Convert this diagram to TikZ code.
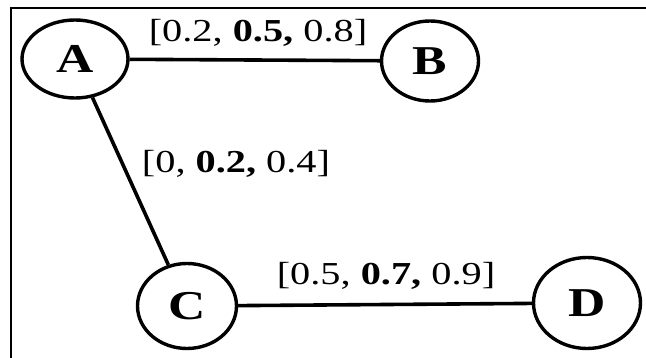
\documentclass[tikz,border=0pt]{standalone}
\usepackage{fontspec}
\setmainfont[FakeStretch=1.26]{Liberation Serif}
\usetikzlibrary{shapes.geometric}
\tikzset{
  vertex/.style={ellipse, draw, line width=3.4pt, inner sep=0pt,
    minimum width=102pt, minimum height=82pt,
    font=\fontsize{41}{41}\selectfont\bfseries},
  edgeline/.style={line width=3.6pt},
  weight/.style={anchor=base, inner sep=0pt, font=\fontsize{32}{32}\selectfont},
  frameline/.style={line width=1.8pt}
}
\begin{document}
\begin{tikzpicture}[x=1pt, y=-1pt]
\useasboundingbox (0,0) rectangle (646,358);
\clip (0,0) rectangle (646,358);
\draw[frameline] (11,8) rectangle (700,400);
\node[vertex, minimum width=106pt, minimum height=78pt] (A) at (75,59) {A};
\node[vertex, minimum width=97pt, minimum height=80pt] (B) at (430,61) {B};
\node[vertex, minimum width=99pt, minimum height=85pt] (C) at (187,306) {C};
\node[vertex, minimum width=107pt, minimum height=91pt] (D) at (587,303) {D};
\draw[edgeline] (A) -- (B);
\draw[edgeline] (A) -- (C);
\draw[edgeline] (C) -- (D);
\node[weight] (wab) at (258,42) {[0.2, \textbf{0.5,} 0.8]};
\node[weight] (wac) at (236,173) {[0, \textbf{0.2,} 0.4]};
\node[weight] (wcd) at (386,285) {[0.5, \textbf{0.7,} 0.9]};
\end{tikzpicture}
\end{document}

TASK: Write out again every line above exactly as given; the pictures do not belong in the copy.

ANSWER FOR THE TASK:
Convert this diagram to TikZ code.
\documentclass[tikz,border=0pt]{standalone}
\usepackage{fontspec}
\setmainfont[FakeStretch=1.26]{Liberation Serif}
\usetikzlibrary{shapes.geometric}
\tikzset{
  vertex/.style={ellipse, draw, line width=3.4pt, inner sep=0pt,
    minimum width=102pt, minimum height=82pt,
    font=\fontsize{41}{41}\selectfont\bfseries},
  edgeline/.style={line width=3.6pt},
  weight/.style={anchor=base, inner sep=0pt, font=\fontsize{32}{32}\selectfont},
  frameline/.style={line width=1.8pt}
}
\begin{document}
\begin{tikzpicture}[x=1pt, y=-1pt]
\useasboundingbox (0,0) rectangle (646,358);
\clip (0,0) rectangle (646,358);
\draw[frameline] (11,8) rectangle (700,400);
\node[vertex, minimum width=106pt, minimum height=78pt] (A) at (75,59) {A};
\node[vertex, minimum width=97pt, minimum height=80pt] (B) at (430,61) {B};
\node[vertex, minimum width=99pt, minimum height=85pt] (C) at (187,306) {C};
\node[vertex, minimum width=107pt, minimum height=91pt] (D) at (587,303) {D};
\draw[edgeline] (A) -- (B);
\draw[edgeline] (A) -- (C);
\draw[edgeline] (C) -- (D);
\node[weight] (wab) at (258,42) {[0.2, \textbf{0.5,} 0.8]};
\node[weight] (wac) at (236,173) {[0, \textbf{0.2,} 0.4]};
\node[weight] (wcd) at (386,285) {[0.5, \textbf{0.7,} 0.9]};
\end{tikzpicture}
\end{document}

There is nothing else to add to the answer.